Zack and I were both enraptured with The Wire, and I'm excited about the possibilities offered by an increasing acceptance of, and a desire for, serialized entertainment. This allows filmed content to act more in the spirit of novels (of which The Wire was a fine example), and a broader range of TV shows are increasingly based on one long storyline instead of the sitcom model -- 24 and Lost being recent high-profile examples. Additionally, we're living in an age where it's not only TV that is increasingly subject to serialization, but feature films as well; movies are no longer merely "sequels," they are "franchises" or indeed "intellectual properties." It's reasonable to think that the Batman, Terminator, and Star Trek franchises will continue decades into the future, acting as something more akin to the James Bond series (of which the two most recent films were serialized, with Quantum of Solace picking up the moment Casino Royale left off).

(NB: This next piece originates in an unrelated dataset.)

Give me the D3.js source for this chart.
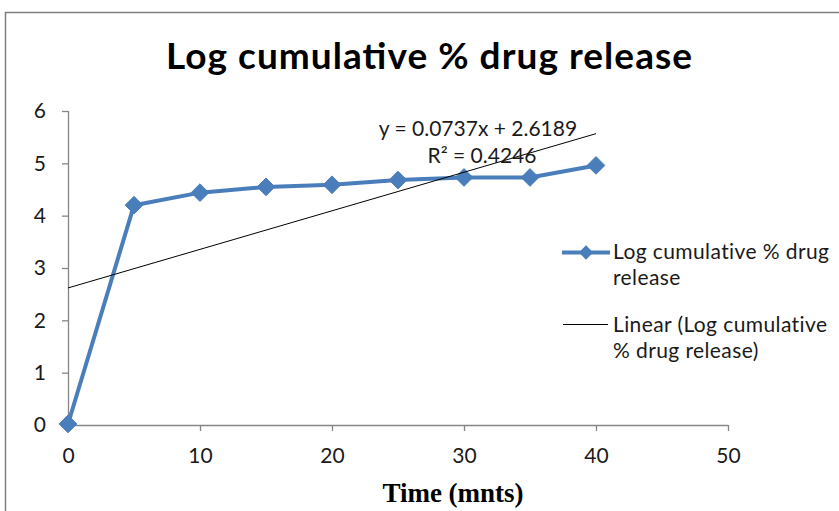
<!DOCTYPE html>
<html>
<head>
<meta charset="utf-8">
<script src="https://cdn.jsdelivr.net/npm/d3@7"></script>
<style>
  html, body { margin: 0; padding: 0; background: #fff; }
  svg { display: block; }
</style>
</head>
<body>
<svg id="chart" width="839" height="511"></svg>
<script>
// Release data: time in minutes and log cumulative % drug release
const times = [0, 5, 10, 15, 20, 25, 30, 35, 40];
const logRelease = [0.02, 4.20, 4.44, 4.55, 4.59, 4.68, 4.73, 4.73, 4.96];
const xTicks = [0, 10, 20, 30, 40, 50];
const yTicks = [0, 1, 2, 3, 4, 5, 6];
// Linear trendline coefficients
const slope = 0.0737;
const intercept = 2.6189;
const rSquared = 0.4246;

const titleText = "Log cumulative % drug release";
const xTitle = "Time (mnts)";
const legendSeries = ["Log cumulative % drug", "release"];
const legendTrend = ["Linear (Log cumulative", "% drug release)"];

const svg = d3.select("#chart");
const sans = "Lato, 'Open Sans', sans-serif";
const blue = "#4a7ebb";
const axisGray = "#868686";
const textFill = "#1a1a1a";

// Outer chart frame
svg.append("path")
  .attr("d", "M5.5,511 L5.5,12.5 L839,12.5")
  .attr("fill", "none").attr("stroke", "#7f7f7f").attr("stroke-width", 1.5);

const x = d3.scaleLinear().domain([0, 50]).range([68, 728]);
const y = d3.scaleLinear().domain([0, 6]).range([425, 111]);

// Title
svg.append("text")
  .attr("x", 166).attr("y", 69)
  .attr("font-family", sans).attr("font-weight", "bold")
  .attr("font-size", 37)
  .attr("textLength", 526).attr("lengthAdjust", "spacing")
  .attr("fill", "#000")
  .text(titleText);

// Axes
const xAxis = d3.axisBottom(x).tickValues(xTicks).tickSize(6).tickPadding(17).tickFormat(d3.format("d"));
const yAxis = d3.axisLeft(y).tickValues(yTicks).tickSize(6).tickPadding(16).tickFormat(d3.format("d"));

const gx = svg.append("g").attr("transform", `translate(0,${y(0)})`).call(xAxis);
const gy = svg.append("g").attr("transform", `translate(${x(0)},0)`).call(yAxis);

[gx, gy].forEach(g => {
  g.select(".domain").attr("stroke", axisGray).attr("stroke-width", 1.3);
  g.selectAll(".tick line").attr("stroke", axisGray).attr("stroke-width", 1.3);
  g.selectAll(".tick text")
    .attr("font-family", sans).attr("font-size", 21).attr("fill", textFill);
});
// plain axis lines without end caps
gx.select(".domain").attr("d", `M${x(0)},0.5H${x(50)}`);
gy.select(".domain").attr("d", `M0.5,${y(6)}V${y(0)}`);

// X axis title
svg.append("text")
  .attr("x", 453).attr("y", 502)
  .attr("text-anchor", "middle")
  .attr("font-family", "'Liberation Serif', 'Times New Roman', serif")
  .attr("font-weight", "bold").attr("font-size", 27)
  .text(xTitle);

// Series line
const line = d3.line().x((d, i) => x(times[i])).y(d => y(d));
svg.append("path")
  .datum(logRelease)
  .attr("d", line)
  .attr("fill", "none")
  .attr("stroke", blue)
  .attr("stroke-width", 4)
  .attr("stroke-linejoin", "round");

// Diamond markers
const diamond = d3.symbol().type(d3.symbolDiamond2).size(200);
svg.selectAll(".marker")
  .data(logRelease)
  .join("path")
  .attr("class", "marker")
  .attr("transform", (d, i) => `translate(${x(times[i])},${y(d)})`)
  .attr("d", diamond)
  .attr("fill", blue)
  .attr("stroke", blue).attr("stroke-width", 1);

// Linear trendline across the data range
const tx0 = d3.min(times), tx1 = d3.max(times);
svg.append("line")
  .attr("x1", x(tx0)).attr("y1", y(intercept + slope * tx0))
  .attr("x2", x(tx1)).attr("y2", y(intercept + slope * tx1))
  .attr("stroke", "#000").attr("stroke-width", 1);

// Trendline equation
const eq = svg.append("g")
  .attr("font-family", sans).attr("font-size", 21).attr("fill", textFill)
  .attr("text-anchor", "middle");
eq.append("text").attr("x", 478).attr("y", 136)
  .text(`y = ${slope}x + ${intercept}`);
eq.append("text").attr("x", 482).attr("y", 163)
  .text(`R² = ${rSquared}`);

// Legend
const leg = svg.append("g").attr("font-family", sans).attr("font-size", 21)
  .attr("letter-spacing", 0.4).attr("fill", textFill);
leg.append("line").attr("x1", 562).attr("x2", 610).attr("y1", 252.5).attr("y2", 252.5)
  .attr("stroke", blue).attr("stroke-width", 4);
leg.append("path").attr("transform", "translate(586,252.5)")
  .attr("d", d3.symbol().type(d3.symbolDiamond2).size(130))
  .attr("fill", blue);
legendSeries.forEach((t, i) => {
  leg.append("text").attr("x", 613).attr("y", 259 + i * 26).text(t);
});
leg.append("line").attr("x1", 563).attr("x2", 608).attr("y1", 324.5).attr("y2", 324.5)
  .attr("stroke", "#000").attr("stroke-width", 1);
legendTrend.forEach((t, i) => {
  leg.append("text").attr("x", 613).attr("y", 332 + i * 26).text(t);
});
</script>
</body>
</html>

The problem with all this mainstream franchising is that it becomes increasingly more difficult for content creators to obtain funding for anything new; when everything is a sequel, adaptation, or remake, why would a studio bet money on a proposition as risky as an original idea? This is where the alternative low-cost distribution model of the internet comes in: studios looking to produce web series today are looking for something they can eventually turn into an old media franchise. If they make a dozen low-cost internet serials and one of them is made into a profitable TV or film franchise, then they'll have covered the cost of the other inexpensive web shows (and then some). At the entrenched majors, the conventional wisdom is that internet video gets eyeballs, not dollars; in their eyes, the best business model for new media is to find a way to convert it into old media.